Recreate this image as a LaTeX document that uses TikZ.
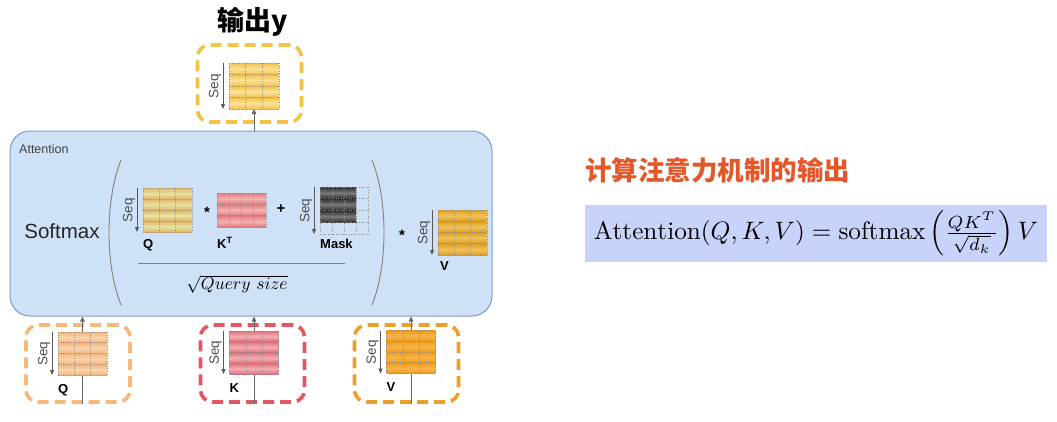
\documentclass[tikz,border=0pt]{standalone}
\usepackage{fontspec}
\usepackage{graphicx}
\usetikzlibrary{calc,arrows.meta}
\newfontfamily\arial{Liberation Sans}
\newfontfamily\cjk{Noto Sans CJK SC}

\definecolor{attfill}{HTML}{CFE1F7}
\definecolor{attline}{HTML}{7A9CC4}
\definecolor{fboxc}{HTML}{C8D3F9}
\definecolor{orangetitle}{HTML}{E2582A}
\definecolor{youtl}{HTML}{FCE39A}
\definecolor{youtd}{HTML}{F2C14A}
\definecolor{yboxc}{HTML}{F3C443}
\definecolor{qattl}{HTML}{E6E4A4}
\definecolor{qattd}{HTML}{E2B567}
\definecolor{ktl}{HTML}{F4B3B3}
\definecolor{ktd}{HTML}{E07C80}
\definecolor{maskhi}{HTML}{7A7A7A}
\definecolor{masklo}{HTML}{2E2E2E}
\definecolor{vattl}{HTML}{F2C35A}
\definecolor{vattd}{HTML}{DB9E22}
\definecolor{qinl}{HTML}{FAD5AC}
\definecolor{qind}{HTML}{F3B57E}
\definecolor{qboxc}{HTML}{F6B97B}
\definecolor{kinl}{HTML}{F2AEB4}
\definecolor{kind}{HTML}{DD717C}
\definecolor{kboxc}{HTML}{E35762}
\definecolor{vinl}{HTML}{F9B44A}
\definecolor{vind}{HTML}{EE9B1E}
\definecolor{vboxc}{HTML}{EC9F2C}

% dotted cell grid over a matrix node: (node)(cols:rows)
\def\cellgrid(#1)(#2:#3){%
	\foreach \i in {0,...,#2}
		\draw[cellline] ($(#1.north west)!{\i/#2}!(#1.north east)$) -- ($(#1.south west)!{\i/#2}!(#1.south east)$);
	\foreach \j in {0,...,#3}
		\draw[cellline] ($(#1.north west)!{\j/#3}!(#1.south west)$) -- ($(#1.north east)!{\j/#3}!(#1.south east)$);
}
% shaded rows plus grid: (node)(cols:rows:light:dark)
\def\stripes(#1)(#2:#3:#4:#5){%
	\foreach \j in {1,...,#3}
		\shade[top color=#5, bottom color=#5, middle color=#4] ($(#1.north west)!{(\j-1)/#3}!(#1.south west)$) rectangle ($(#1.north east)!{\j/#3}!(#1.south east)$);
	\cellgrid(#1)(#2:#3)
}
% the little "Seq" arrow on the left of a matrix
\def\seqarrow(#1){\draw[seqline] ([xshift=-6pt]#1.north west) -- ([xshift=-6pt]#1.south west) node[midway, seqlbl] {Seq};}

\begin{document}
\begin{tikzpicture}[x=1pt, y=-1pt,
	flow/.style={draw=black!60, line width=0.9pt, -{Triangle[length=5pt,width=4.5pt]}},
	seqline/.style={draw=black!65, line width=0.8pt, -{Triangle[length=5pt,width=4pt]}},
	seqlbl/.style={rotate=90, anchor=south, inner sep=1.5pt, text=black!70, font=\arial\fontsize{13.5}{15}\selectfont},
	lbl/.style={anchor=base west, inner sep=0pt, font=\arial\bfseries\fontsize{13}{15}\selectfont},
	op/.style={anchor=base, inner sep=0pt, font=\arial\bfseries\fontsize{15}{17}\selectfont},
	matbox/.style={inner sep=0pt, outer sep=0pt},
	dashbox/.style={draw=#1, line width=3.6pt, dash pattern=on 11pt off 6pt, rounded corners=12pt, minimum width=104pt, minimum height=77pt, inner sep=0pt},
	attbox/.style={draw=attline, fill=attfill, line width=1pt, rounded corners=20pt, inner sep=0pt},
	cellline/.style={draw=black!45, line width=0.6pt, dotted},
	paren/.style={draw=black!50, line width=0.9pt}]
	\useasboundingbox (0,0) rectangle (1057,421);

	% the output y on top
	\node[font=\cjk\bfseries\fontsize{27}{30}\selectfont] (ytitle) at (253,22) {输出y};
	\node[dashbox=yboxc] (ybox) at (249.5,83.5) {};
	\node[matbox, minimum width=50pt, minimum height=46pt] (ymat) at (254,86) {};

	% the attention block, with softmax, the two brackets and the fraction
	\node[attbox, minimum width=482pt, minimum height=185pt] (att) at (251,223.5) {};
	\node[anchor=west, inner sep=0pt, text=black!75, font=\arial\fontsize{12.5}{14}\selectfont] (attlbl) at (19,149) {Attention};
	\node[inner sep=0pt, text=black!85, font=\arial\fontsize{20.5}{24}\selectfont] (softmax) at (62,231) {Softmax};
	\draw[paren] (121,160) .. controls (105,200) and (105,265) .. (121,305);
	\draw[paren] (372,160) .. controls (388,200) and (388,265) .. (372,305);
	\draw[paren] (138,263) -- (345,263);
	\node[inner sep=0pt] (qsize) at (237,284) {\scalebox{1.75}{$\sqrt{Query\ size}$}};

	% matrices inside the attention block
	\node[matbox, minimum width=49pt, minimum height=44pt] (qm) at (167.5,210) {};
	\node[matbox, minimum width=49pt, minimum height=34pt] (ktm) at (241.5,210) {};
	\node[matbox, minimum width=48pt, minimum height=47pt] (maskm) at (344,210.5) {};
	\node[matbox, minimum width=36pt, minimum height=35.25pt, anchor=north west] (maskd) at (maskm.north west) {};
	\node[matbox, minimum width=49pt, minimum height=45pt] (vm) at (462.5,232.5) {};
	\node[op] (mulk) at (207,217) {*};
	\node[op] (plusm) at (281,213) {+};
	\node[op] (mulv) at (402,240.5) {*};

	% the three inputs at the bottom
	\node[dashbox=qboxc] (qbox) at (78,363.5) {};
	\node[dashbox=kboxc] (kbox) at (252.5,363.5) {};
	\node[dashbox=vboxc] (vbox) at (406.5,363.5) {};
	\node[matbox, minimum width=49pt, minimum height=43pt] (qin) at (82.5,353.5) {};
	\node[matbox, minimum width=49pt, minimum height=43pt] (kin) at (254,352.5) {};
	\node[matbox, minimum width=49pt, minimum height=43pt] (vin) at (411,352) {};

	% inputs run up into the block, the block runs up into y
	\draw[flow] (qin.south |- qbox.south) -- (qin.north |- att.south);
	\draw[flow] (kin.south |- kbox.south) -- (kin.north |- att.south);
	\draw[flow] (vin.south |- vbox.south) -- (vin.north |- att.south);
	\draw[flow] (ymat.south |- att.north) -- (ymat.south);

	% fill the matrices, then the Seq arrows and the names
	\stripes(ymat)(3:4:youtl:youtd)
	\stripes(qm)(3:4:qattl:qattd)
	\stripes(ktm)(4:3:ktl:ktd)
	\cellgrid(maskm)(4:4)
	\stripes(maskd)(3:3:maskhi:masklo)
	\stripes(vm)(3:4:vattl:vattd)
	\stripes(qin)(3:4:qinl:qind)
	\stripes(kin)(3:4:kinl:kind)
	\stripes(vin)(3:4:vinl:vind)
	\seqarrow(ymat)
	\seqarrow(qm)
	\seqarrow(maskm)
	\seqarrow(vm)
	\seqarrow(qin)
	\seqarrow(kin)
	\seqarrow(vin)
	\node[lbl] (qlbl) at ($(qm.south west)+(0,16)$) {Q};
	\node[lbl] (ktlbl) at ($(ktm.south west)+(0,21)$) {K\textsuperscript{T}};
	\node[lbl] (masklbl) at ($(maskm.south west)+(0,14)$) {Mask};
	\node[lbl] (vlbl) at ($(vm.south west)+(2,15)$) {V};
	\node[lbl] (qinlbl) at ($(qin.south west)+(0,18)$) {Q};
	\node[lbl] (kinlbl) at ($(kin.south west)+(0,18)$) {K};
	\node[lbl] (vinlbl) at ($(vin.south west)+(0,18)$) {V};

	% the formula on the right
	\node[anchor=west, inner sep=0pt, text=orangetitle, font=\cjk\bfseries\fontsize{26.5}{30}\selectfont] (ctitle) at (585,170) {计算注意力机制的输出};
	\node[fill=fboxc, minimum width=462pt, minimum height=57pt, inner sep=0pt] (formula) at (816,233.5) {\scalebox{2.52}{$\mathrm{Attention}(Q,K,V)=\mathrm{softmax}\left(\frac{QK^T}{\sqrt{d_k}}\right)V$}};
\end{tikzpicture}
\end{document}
...
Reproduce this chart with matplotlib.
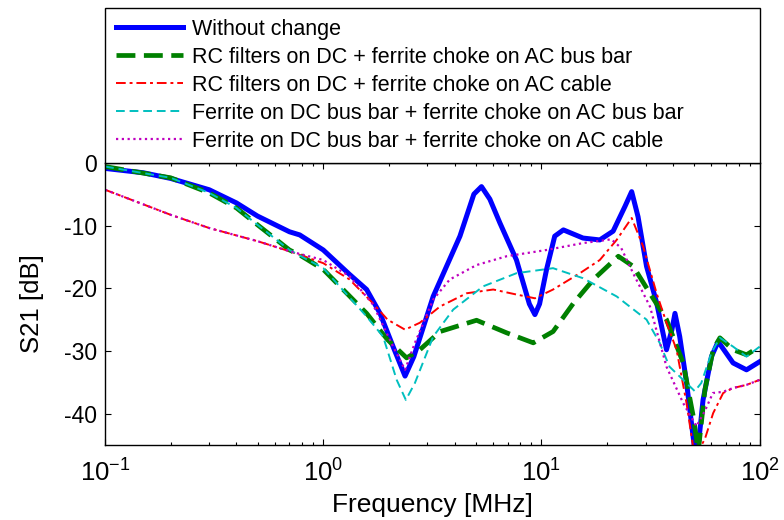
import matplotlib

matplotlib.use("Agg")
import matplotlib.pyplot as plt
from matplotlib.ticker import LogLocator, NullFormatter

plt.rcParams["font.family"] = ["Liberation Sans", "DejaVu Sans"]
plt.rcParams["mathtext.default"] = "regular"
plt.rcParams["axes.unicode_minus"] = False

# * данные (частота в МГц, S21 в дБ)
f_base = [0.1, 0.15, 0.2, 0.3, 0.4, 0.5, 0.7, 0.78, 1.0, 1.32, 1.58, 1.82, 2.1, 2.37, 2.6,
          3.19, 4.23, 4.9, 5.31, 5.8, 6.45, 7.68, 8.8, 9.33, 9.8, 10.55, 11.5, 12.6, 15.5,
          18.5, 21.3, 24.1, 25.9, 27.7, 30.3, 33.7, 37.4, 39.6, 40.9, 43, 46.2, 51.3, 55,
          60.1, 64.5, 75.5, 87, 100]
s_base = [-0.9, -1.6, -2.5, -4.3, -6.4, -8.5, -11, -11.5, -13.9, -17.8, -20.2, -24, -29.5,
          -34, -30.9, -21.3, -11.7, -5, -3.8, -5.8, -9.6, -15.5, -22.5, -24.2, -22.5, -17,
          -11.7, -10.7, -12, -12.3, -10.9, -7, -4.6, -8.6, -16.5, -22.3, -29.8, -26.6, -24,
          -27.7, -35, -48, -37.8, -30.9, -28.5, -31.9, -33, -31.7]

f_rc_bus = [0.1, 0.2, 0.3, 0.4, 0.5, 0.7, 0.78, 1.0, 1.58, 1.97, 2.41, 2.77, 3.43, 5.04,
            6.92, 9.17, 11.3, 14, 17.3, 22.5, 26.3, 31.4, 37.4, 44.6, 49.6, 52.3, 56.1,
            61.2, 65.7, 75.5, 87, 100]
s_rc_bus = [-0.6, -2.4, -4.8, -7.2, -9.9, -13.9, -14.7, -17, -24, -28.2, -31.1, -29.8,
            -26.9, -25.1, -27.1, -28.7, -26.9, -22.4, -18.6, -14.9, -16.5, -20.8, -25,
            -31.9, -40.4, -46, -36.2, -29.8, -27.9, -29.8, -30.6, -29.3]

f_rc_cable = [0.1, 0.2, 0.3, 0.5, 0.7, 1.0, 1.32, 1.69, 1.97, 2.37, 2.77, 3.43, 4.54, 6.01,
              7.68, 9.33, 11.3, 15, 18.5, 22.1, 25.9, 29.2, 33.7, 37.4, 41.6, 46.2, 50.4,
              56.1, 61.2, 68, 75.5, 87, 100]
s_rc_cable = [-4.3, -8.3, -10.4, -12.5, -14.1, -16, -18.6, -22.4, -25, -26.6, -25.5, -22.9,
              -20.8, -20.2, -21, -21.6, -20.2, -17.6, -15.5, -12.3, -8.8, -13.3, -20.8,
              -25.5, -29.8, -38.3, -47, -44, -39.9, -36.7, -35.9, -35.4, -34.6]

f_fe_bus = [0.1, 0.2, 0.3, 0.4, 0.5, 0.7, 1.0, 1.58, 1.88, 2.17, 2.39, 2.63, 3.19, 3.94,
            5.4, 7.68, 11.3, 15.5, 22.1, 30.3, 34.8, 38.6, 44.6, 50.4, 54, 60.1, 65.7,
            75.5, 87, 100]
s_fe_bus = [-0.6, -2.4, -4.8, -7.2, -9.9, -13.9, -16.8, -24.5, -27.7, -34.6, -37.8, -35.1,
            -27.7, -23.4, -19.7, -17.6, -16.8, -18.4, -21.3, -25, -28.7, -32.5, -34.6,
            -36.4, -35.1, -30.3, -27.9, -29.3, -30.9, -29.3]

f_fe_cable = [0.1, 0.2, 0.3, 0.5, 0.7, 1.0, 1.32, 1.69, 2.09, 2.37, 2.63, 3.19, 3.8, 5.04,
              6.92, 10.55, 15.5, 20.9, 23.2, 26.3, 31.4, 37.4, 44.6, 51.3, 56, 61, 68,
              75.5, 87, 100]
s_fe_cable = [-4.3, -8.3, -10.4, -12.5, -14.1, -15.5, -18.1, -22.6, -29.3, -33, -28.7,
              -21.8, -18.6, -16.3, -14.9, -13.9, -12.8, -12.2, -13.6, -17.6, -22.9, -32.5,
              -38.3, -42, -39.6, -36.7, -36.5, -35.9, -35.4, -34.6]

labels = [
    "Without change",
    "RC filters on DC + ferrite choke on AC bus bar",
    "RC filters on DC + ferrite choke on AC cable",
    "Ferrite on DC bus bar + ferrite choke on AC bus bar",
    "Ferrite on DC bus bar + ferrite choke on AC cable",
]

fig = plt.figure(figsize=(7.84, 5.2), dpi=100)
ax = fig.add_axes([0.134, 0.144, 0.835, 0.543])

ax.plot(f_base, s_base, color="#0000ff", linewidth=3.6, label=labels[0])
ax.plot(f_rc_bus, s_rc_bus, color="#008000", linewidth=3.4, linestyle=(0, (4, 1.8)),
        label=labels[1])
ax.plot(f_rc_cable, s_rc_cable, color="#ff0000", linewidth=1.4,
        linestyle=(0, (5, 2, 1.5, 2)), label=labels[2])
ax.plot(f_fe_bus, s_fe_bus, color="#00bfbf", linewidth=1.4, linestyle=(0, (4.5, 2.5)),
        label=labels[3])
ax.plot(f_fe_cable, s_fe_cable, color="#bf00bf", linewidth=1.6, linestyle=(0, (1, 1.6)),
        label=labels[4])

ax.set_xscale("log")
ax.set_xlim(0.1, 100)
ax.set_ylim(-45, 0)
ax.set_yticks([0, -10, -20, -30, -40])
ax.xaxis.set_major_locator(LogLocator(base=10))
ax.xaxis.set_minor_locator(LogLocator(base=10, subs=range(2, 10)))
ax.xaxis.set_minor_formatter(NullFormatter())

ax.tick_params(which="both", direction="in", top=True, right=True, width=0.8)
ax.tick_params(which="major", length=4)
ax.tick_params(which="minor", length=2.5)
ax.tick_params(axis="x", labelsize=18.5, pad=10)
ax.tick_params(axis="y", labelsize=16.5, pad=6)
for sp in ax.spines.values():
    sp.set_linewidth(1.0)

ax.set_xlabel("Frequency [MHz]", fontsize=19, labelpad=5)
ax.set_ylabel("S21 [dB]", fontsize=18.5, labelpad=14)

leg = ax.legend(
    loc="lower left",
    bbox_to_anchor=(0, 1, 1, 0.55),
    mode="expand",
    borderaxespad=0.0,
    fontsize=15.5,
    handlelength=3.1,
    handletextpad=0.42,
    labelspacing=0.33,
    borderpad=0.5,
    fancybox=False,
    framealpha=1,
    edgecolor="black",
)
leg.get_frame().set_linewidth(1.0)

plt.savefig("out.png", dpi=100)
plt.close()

### [To do]
Reproduce exactly the section that begins with the line containing "Reproduce this chart with matplotlib." and ends with the line containing "-31.9, -40.4, -46, -36.2, -29.8, -27.9, -29.8, -30.6, -29.3]". Both boundary lines belong in the copy, but pictures do not.

### [Finished answer]
Reproduce this chart with matplotlib.
import matplotlib

matplotlib.use("Agg")
import matplotlib.pyplot as plt
from matplotlib.ticker import LogLocator, NullFormatter

plt.rcParams["font.family"] = ["Liberation Sans", "DejaVu Sans"]
plt.rcParams["mathtext.default"] = "regular"
plt.rcParams["axes.unicode_minus"] = False

# * данные (частота в МГц, S21 в дБ)
f_base = [0.1, 0.15, 0.2, 0.3, 0.4, 0.5, 0.7, 0.78, 1.0, 1.32, 1.58, 1.82, 2.1, 2.37, 2.6,
          3.19, 4.23, 4.9, 5.31, 5.8, 6.45, 7.68, 8.8, 9.33, 9.8, 10.55, 11.5, 12.6, 15.5,
          18.5, 21.3, 24.1, 25.9, 27.7, 30.3, 33.7, 37.4, 39.6, 40.9, 43, 46.2, 51.3, 55,
          60.1, 64.5, 75.5, 87, 100]
s_base = [-0.9, -1.6, -2.5, -4.3, -6.4, -8.5, -11, -11.5, -13.9, -17.8, -20.2, -24, -29.5,
          -34, -30.9, -21.3, -11.7, -5, -3.8, -5.8, -9.6, -15.5, -22.5, -24.2, -22.5, -17,
          -11.7, -10.7, -12, -12.3, -10.9, -7, -4.6, -8.6, -16.5, -22.3, -29.8, -26.6, -24,
          -27.7, -35, -48, -37.8, -30.9, -28.5, -31.9, -33, -31.7]

f_rc_bus = [0.1, 0.2, 0.3, 0.4, 0.5, 0.7, 0.78, 1.0, 1.58, 1.97, 2.41, 2.77, 3.43, 5.04,
            6.92, 9.17, 11.3, 14, 17.3, 22.5, 26.3, 31.4, 37.4, 44.6, 49.6, 52.3, 56.1,
            61.2, 65.7, 75.5, 87, 100]
s_rc_bus = [-0.6, -2.4, -4.8, -7.2, -9.9, -13.9, -14.7, -17, -24, -28.2, -31.1, -29.8,
            -26.9, -25.1, -27.1, -28.7, -26.9, -22.4, -18.6, -14.9, -16.5, -20.8, -25,
            -31.9, -40.4, -46, -36.2, -29.8, -27.9, -29.8, -30.6, -29.3]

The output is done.